The group performed at local festivals and in 1975 for the first time on Spanish television, followed by a tour across Spain.

After the tour was over, Dan Kelly bought a double-decker bus and took his family on a tour of the big European cities, earning their keep as street musicians.

The first breakthrough for the family came in Rome. While Dan Kelly and the family were on a sightseeing tour of the city, thieves broke into their bus and stole everything the family owned except their musical instruments. According to family's official biography, the destitute family started to perform on the streets.

"Our money bag kept getting more full," wrote Dan Kelly later. "At the end of the day, I said to the children: 'Kids, our life has changed!'"

With replenished finances, the family continued on their tour, taking in Austria, the Netherlands and Ireland, with a little-remembered turn on the Late Late Show.

In 1979, Dan Kelly managed to get his children on German television and shortly after the appearance, he signed the Kelly Family's first recording contract.

The family had its first number one hit in the Netherlands and Belgium in 1980 with Who'll Come With Me. But Dan Kelly's long dreamed-of success was overshadowed when his wife Barbara was diagnosed with cancer in 1981, the same year as their 12th and final child, Angelo, was born. Barbara died a year later aged 42.

According to Dan Kelly, her last words to her family were: "Keep on singing." He made sure the family kept the promise, touring Europe and the US.

Dan Kelly suffered the first of many strokes in 1990 which left him crippled on his left side and his declining health in the following years contrasted with the rising fortunes of his children.

By the mid-1990s, the Kelly Family were filling stadiums across Europe, at one point performing in front of 250,000 screaming fans in Vienna. Their 1994 album Over the Hump was a runaway success, selling over 4.5 million copies in Europe and even went platinum in Ireland.

Though now confined to the wings, Dan Kelly kept his children on a tight rein. He left his children to do the interviews but drummed into them the maxim: "We will always keep independent of the structures of the modern entertainment industry." He had the commercial nous to found his own record label, Kel-Life, in the early years, ensuring the family kept a larger slice of the record revenue pie than is usual with musical artists.

By the 1990s, the Kelly Family had become a huge enterprise with over 50 employees. Despite Dan Kelly's determination, his children have yet to make it into the big-time in the English-speaking world. A spokesman for EMI, their record distributor, admitted the Kelly Family was a very specific taste. "The type of people who buy Kelly Family records don't read critics," he said. Nevertheless the band has sold over 15 million records, earning them 48 platinum discs, and two million videos.

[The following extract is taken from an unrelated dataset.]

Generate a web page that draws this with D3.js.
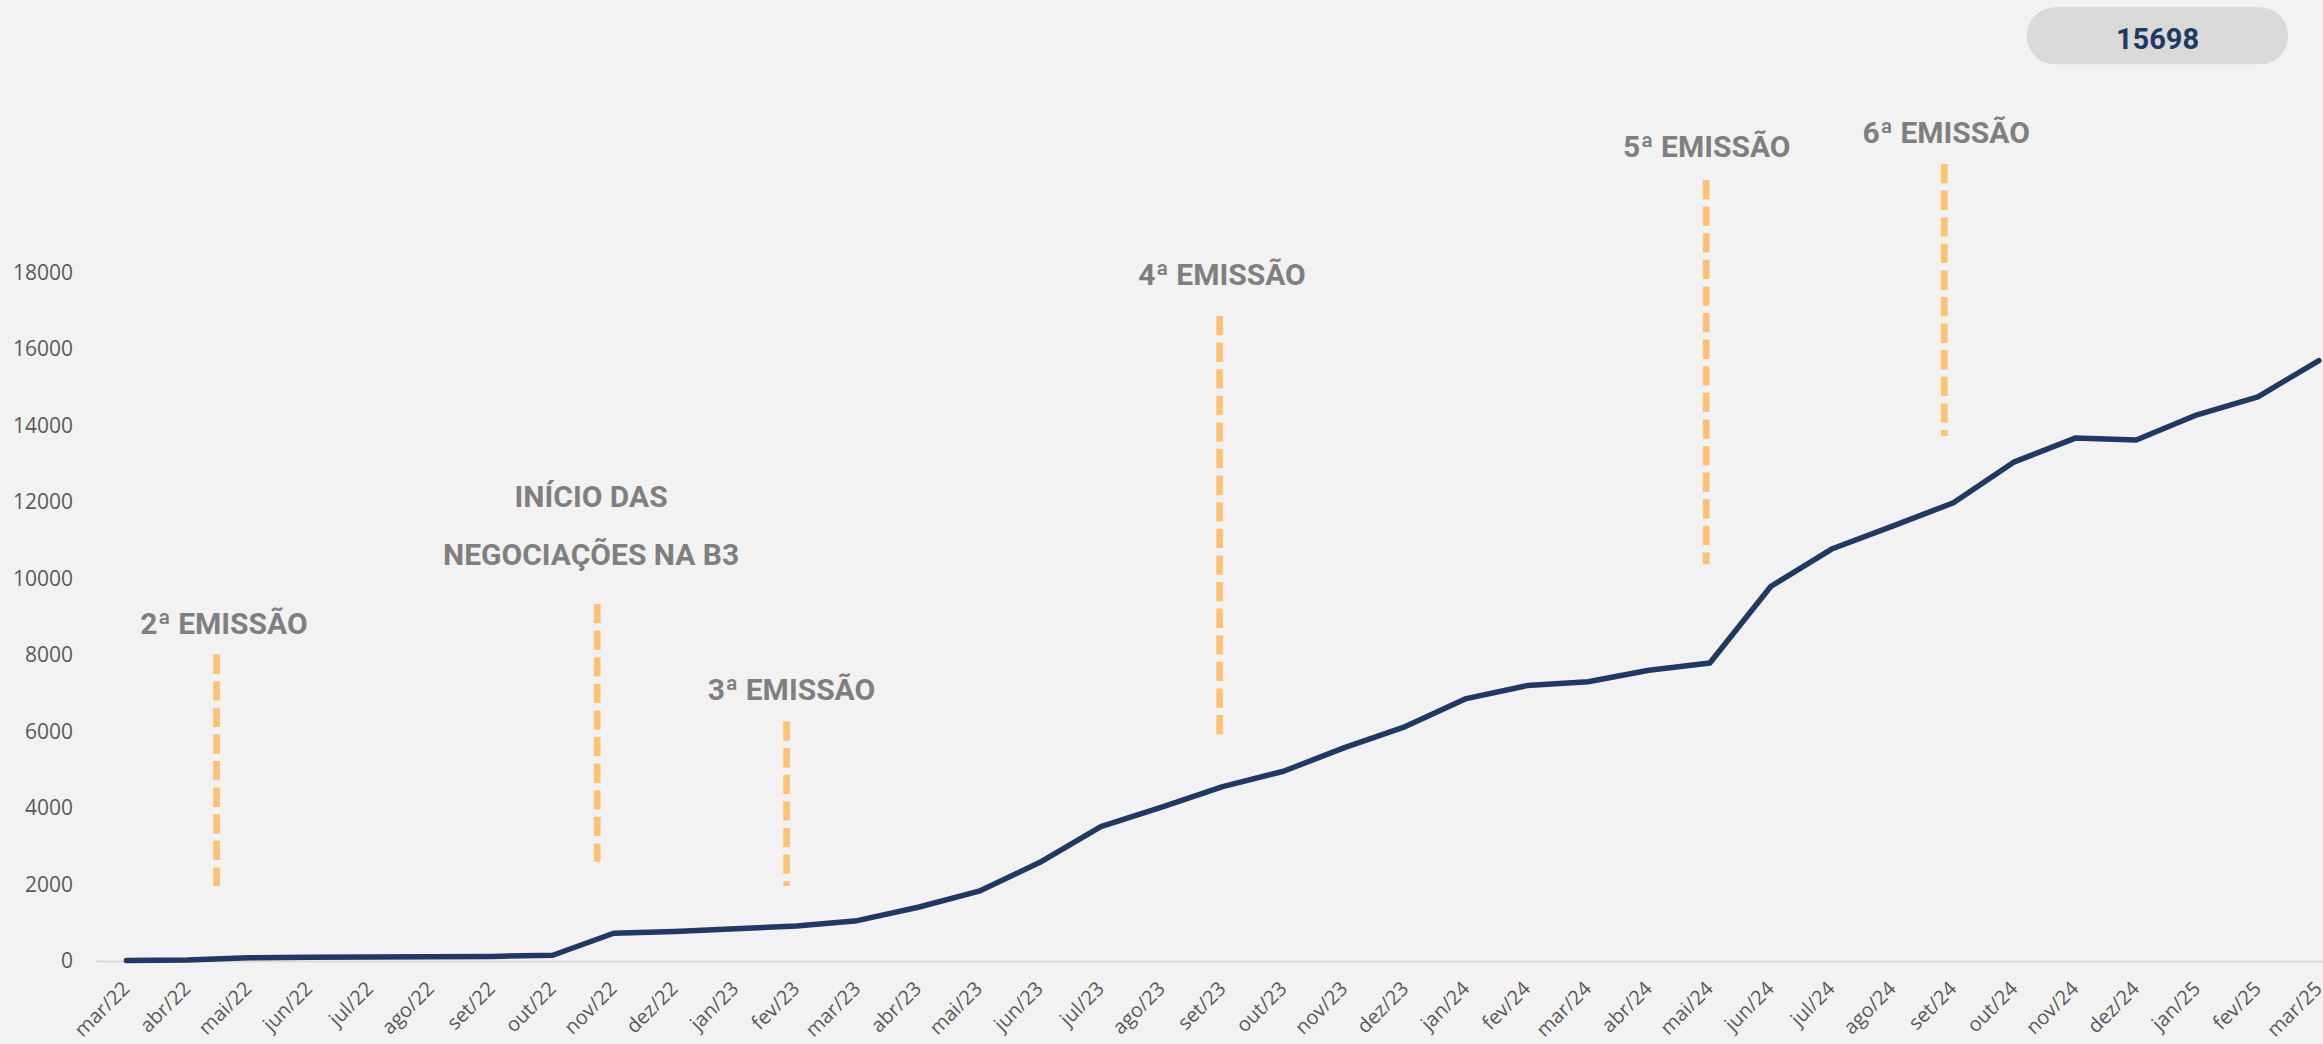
<!doctype html>
<html lang=pt>
<head>
  <meta charset=utf-8>
  <title>Investidores por mês</title>
  <script src="https://cdn.jsdelivr.net/npm/d3@7"></script>
  <style>
    html, body {
      margin: 0;
      background: #f2f2f2;
    }
    svg {
      display: block;
    }
    .axis text {
      font-family: "Open Sans", sans-serif;
      font-size: 20px;
      fill: #595959;
    }
    .y-axis text {
      font-size: 21px;
    }
    .note {
      font-family: Roboto, sans-serif;
      font-weight: 700;
      font-size: 30px;
      fill: #7f7f7f;
    }
    .badge-text {
      font-family: Roboto, sans-serif;
      font-weight: 700;
      font-size: 29px;
      fill: #1f3864;
    }
  </style>
</head>
<body>
<svg id=chart></svg>
<script>
  const months = [
    'mar/22', 'abr/22', 'mai/22', 'jun/22', 'jul/22', 'ago/22', 'set/22', 'out/22', 'nov/22', 'dez/22',
    'jan/23', 'fev/23', 'mar/23', 'abr/23', 'mai/23', 'jun/23', 'jul/23', 'ago/23', 'set/23', 'out/23', 'nov/23', 'dez/23',
    'jan/24', 'fev/24', 'mar/24', 'abr/24', 'mai/24', 'jun/24', 'jul/24', 'ago/24', 'set/24', 'out/24', 'nov/24', 'dez/24',
    'jan/25', 'fev/25', 'mar/25',
  ]
  const investors = [
    15, 25, 85, 100, 105, 110, 120, 150, 725, 770,
    840, 915, 1055, 1405, 1825, 2580, 3510, 4020, 4560, 4960, 5580, 6130,
    6860, 7200, 7300, 7600, 7790, 9790, 10770, 11370, 11980, 13050, 13670, 13620,
    14280, 14750, 15698,
  ]
  const yTicks = [0, 2000, 4000, 6000, 8000, 10000, 12000, 14000, 16000, 18000]

  // at = position in months (fractional index), from/to = values on the y scale
  const events = [
    { label: ['2ª EMISSÃO'], at: 1.48, from: 1960, to: 8010, labelAt: 1.60, labelY: 8550 },
    { label: ['INÍCIO DAS', 'NEGOCIAÇÕES NA B3'], at: 7.73, from: 2596, to: 9333, labelAt: 7.63, labelY: 11877 },
    { label: ['3ª EMISSÃO'], at: 10.84, from: 1960, to: 6261, labelAt: 10.92, labelY: 6824 },
    { label: ['4ª EMISSÃO'], at: 17.95, from: 5890, to: 16863, labelAt: 17.99, labelY: 17673 },
    { label: ['5ª EMISSÃO'], at: 25.94, from: 10371, to: 20418, labelAt: 25.95, labelY: 21027 },
    { label: ['6ª EMISSÃO'], at: 29.85, from: 13725, to: 20837, labelAt: 29.88, labelY: 21394 },
  ]

  const width = 2323
  const height = 1044
  const plotLeft = 96
  const step = 60.9
  const baseY = 961
  const topY = 272.5

  const svg = d3.select('#chart')
    .attr('width', width)
    .attr('height', height)

  const x = d3.scalePoint()
    .domain(months)
    .range([plotLeft, plotLeft + months.length * step])
    .padding(0.5)
  const xi = d3.scaleLinear()
    .domain([0, months.length - 1])
    .range([x(months[0]), x(months[months.length - 1])])
  const y = d3.scaleLinear()
    .domain([0, 18000])
    .range([baseY, topY])

  // y axis, labels only
  const gy = svg.append('g')
    .attr('class', 'axis y-axis')
    .attr('transform', 'translate(' + plotLeft + ',0)')
    .call(d3.axisLeft(y).tickValues(yTicks).tickFormat(d3.format('d')).tickSize(0).tickPadding(23))
  gy.attr('font-family', null).attr('font-size', null)
  gy.select('.domain').remove()

  // x axis with rotated month labels
  const gx = svg.append('g')
    .attr('class', 'axis')
    .attr('transform', 'translate(0,' + baseY + ')')
    .call(d3.axisBottom(x).tickSize(0).tickSizeOuter(0))
  gx.attr('font-family', null).attr('font-size', null)
  gx.select('.domain')
    .attr('stroke', '#d9d9d9')
    .attr('stroke-width', 2)
  gx.selectAll('.tick text')
    .attr('x', 0)
    .attr('y', 0)
    .attr('dy', 0)
    .attr('text-anchor', 'end')
    .attr('transform', 'translate(4,29) rotate(-45)')

  // event markers
  const ev = svg.append('g')
    .selectAll('g')
    .data(events)
    .enter()
    .append('g')

  ev.append('line')
    .attr('x1', d => xi(d.at))
    .attr('x2', d => xi(d.at))
    .attr('y1', d => y(d.to))
    .attr('y2', d => y(d.from))
    .attr('stroke', '#ffc174')
    .attr('stroke-width', 6.7)
    .attr('stroke-dasharray', '19.3 7.3')

  ev.append('text')
    .attr('class', 'note')
    .attr('text-anchor', 'middle')
    .attr('x', d => xi(d.labelAt))
    .attr('y', d => y(d.labelY))
    .selectAll('tspan')
    .data(d => d.label.map((t, i) => ({ t, i, x: xi(d.labelAt) })))
    .enter()
    .append('tspan')
      .attr('x', d => d.x)
      .attr('dy', d => d.i === 0 ? 0 : '1.94em')
      .text(d => d.t)

  // the series
  svg.append('path')
    .datum(investors)
    .attr('fill', 'none')
    .attr('stroke', '#203864')
    .attr('stroke-width', 5.5)
    .attr('stroke-linejoin', 'round')
    .attr('stroke-linecap', 'round')
    .attr('d', d3.line()
      .x((d, i) => x(months[i]))
      .y(d => y(d)))

  // total badge
  const badge = svg.append('g')
  badge.append('rect')
    .attr('x', 2026.7)
    .attr('y', 7.3)
    .attr('width', 261.6)
    .attr('height', 57)
    .attr('rx', 28.5)
    .attr('fill', '#d9d9d9')
  badge.append('text')
    .attr('class', 'badge-text')
    .attr('x', 2157.5)
    .attr('y', 49)
    .attr('text-anchor', 'middle')
    .text(investors[investors.length - 1])
</script>
</body>
</html>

The Kelly Family's swelling finances soon attracted the attention of German tax officials and in 1996 after they were accused of raising over €150,000 at concerts for AIDS research and keeping it for themselves.

The money was controlled by the Dan Kelly Foundation, which investigators discovered wasn't a registered charitable foundation. The German AIDS Trust (DAH) attacked Dan Kelly in public for "lack of transparency" in what happened to the money."We find it irresponsible that this money has not been used for its intended purpose," the DAH said at the time.

The Kellys said in a statement that they had been "too overworked" to forward the money, but they rapidly did so after the scandal broke.

Their image suffered further after German tax authorities launched an investigation into alleged tax evasion.

Dan Kelly suffered a second stroke in 1999, and last December doctors discovered brain haemorrhaging which left him wheelchair-bound and unable to speak.

His few public appearances in recent years showed a shaken old man with a wild white beard that made him look more like an ancient druid than a showbusiness Svengali.

Dan Kelly is survived by 11 children.